On a recent visit to the bustling steakhouse named for the former quarterback and current GM of the Denver Broncos, a bartender told us that peaks are frequent, round-the-clock. Indeed, the place was standing-room-only at 6:30 p.m. on a Saturday, the rare occasion I haven’t been passing through Terminal B before early afternoon. Reasons are obvious: the circular bar is a glowing beacon, with a wide wooden edge for comfortable elbow-resting and hip energy. A good wine list matches seafood, salads, steaks, et cetera.
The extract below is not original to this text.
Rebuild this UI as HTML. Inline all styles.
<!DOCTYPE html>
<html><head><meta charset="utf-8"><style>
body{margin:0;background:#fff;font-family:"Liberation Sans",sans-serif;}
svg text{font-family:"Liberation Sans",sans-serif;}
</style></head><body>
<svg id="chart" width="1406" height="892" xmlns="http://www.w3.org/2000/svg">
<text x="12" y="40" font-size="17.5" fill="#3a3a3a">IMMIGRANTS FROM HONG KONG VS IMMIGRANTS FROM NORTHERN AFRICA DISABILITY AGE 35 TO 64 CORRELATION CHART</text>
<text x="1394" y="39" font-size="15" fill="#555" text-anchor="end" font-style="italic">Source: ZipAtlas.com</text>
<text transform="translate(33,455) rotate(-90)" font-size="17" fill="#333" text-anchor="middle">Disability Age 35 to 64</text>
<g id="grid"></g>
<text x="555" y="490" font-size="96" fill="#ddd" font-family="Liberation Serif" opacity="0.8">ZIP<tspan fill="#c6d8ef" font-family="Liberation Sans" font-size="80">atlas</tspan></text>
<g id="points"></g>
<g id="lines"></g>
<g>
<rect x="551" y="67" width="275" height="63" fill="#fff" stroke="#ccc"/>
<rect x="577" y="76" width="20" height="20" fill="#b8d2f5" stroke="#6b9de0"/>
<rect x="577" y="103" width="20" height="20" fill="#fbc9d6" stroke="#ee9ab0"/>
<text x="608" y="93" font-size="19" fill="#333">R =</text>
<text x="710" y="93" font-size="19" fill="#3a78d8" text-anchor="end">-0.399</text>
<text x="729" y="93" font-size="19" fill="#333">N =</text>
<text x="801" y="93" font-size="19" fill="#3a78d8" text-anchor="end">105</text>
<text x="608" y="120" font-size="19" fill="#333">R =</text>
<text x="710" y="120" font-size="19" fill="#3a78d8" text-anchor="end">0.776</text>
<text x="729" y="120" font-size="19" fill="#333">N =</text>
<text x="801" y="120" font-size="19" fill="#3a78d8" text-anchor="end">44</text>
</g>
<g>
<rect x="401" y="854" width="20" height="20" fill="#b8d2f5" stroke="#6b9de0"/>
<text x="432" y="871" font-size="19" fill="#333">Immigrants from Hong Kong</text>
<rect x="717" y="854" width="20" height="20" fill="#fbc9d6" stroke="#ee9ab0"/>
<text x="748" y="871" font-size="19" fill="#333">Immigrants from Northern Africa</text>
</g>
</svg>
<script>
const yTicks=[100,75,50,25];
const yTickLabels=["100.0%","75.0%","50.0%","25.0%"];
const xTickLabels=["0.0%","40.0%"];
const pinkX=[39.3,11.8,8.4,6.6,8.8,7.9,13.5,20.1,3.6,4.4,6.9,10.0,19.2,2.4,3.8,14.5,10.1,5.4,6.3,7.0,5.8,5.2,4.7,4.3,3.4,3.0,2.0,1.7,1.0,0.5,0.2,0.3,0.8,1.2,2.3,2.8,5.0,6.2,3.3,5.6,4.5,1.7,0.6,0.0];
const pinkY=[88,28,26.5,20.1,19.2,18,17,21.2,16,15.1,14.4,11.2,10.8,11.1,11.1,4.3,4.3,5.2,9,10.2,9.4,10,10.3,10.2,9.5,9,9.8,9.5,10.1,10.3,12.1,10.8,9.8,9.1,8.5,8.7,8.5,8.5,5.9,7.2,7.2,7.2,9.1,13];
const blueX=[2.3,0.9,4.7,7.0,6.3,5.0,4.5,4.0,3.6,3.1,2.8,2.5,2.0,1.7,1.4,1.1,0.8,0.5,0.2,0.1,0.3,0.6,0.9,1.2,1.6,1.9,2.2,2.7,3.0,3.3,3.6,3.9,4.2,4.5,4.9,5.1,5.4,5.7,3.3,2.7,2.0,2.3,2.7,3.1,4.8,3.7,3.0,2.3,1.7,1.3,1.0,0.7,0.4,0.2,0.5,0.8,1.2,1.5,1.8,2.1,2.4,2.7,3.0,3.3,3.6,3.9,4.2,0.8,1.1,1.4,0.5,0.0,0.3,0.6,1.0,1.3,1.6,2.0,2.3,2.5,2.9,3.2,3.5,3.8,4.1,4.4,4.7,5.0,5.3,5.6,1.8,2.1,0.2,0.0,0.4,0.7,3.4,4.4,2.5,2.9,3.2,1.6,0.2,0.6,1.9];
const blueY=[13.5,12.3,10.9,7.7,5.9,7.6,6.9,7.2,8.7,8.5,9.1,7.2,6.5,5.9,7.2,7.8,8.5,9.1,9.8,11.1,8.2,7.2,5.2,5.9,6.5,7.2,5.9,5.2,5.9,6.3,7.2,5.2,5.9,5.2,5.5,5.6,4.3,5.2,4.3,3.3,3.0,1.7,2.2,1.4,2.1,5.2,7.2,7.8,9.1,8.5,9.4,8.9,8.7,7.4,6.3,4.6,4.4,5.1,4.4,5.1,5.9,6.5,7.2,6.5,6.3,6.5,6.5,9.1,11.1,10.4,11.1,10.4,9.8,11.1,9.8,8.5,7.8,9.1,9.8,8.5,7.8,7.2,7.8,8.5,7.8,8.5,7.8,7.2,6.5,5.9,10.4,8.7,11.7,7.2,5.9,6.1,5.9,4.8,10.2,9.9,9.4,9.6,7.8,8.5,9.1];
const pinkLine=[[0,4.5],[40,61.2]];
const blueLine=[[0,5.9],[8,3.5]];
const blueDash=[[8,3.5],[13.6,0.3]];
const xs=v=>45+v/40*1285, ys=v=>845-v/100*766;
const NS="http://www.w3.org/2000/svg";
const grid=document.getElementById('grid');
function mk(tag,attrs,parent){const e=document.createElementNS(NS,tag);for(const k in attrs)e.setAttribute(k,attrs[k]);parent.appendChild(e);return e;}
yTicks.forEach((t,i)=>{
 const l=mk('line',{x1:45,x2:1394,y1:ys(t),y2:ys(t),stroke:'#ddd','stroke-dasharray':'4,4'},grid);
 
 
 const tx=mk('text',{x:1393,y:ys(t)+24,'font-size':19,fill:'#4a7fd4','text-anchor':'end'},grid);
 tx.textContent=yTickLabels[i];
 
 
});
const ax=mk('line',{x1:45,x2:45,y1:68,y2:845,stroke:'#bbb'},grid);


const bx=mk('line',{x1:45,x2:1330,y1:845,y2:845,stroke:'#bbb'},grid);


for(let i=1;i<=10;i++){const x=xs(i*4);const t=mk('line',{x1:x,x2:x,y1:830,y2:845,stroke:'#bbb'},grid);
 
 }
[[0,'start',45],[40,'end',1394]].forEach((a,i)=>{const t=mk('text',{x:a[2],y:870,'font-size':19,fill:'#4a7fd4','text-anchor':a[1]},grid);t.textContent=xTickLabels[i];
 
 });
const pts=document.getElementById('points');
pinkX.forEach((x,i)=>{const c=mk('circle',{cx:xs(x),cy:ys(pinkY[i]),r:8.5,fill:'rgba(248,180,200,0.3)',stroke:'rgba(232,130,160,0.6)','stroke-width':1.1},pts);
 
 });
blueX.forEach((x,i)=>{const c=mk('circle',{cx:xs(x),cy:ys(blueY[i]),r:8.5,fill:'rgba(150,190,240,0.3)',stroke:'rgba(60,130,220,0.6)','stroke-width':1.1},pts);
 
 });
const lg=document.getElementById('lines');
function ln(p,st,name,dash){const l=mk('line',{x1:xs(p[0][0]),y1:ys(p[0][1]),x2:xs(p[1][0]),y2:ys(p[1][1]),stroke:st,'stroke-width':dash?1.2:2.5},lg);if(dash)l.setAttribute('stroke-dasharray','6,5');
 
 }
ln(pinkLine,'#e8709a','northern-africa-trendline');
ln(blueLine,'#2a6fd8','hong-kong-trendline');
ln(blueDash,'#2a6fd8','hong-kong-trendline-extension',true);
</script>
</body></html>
The food is done right; pulled chicken on my Cherry Creek Salad was mixed with plenty of dressing and crushed pecans, ensuring nuts in each bite of baby spinach, which I appreciate. Always professional in my experience, some Elway’s employees look like former football players, too, which doesn’t hurt the atmosphere. Open daily at 7 a.m.
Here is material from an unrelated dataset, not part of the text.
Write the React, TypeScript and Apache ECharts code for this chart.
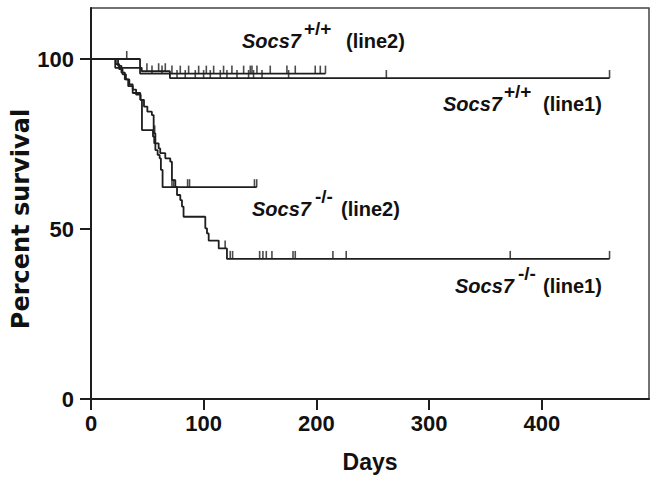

Perhaps not as bustling as the three 24-hour McDonald’s in each terminal (some of the busiest branches of the chain anywhere, that same Elway’s bartender told me), Chick-fil-A at the center core of Terminal B is still a fast-food hotspot that hits a certain nerve. What is it about these chicken sandwiches? That the chain lacks locations near Aspen might make them so alluring. Crispy or grilled, a cheap handheld meal with a side of crispy waffle fries proves that those sneaky cows in the “Eat Mor Chikin” advertisements are on to something… Open Monday-Saturday, 5 a.m. to 10 p.m.; closed Sunday per corporate policy.


Wolfgang Puck’s express ovens turn out the chef’s original thin-crust pizzas, plus sandwiches and salads; Woody Creek Bakery & Café sells a selection of pastries and baked goods, coffee beverages, and deli foods; Wetzel’s Pretzels out of California pushes hand-rolled sweet and savory twists (cinnamon, almond crunch, cheddar cheese) as well as pretzel dogs and lemonade. Yum. Open daily 6 a.m. to 10 p.m.; 5 a.m. to 9 p.m.; and 7 a.m. to 10 p.m., respectively.


While I was happy to discover a branch of the ethical skincare boutique in Terminal C across from Root Down, I must admit: You won’t find a meal here. However, the company’s cult-favorite original beauty products, such as banana conditioner and mango body butter, make sweet olfactory substitutes for those abstaining from airport snacking. Open daily 5:30 a.m. to 9 p.m.


Denver Central Market will open a version of its RiNo food hall in DIA in 2018, reported to include a pizzeria, charcuterie shop, rotisserie counter, cocktail bar, and sushi stand. Shake Shack, Snooze, Great Divide Brewing, Osteria Marco, and a Veuve Clicquot bar may crop up by next year as part of a 10-year plan to make DIA an even better food destination.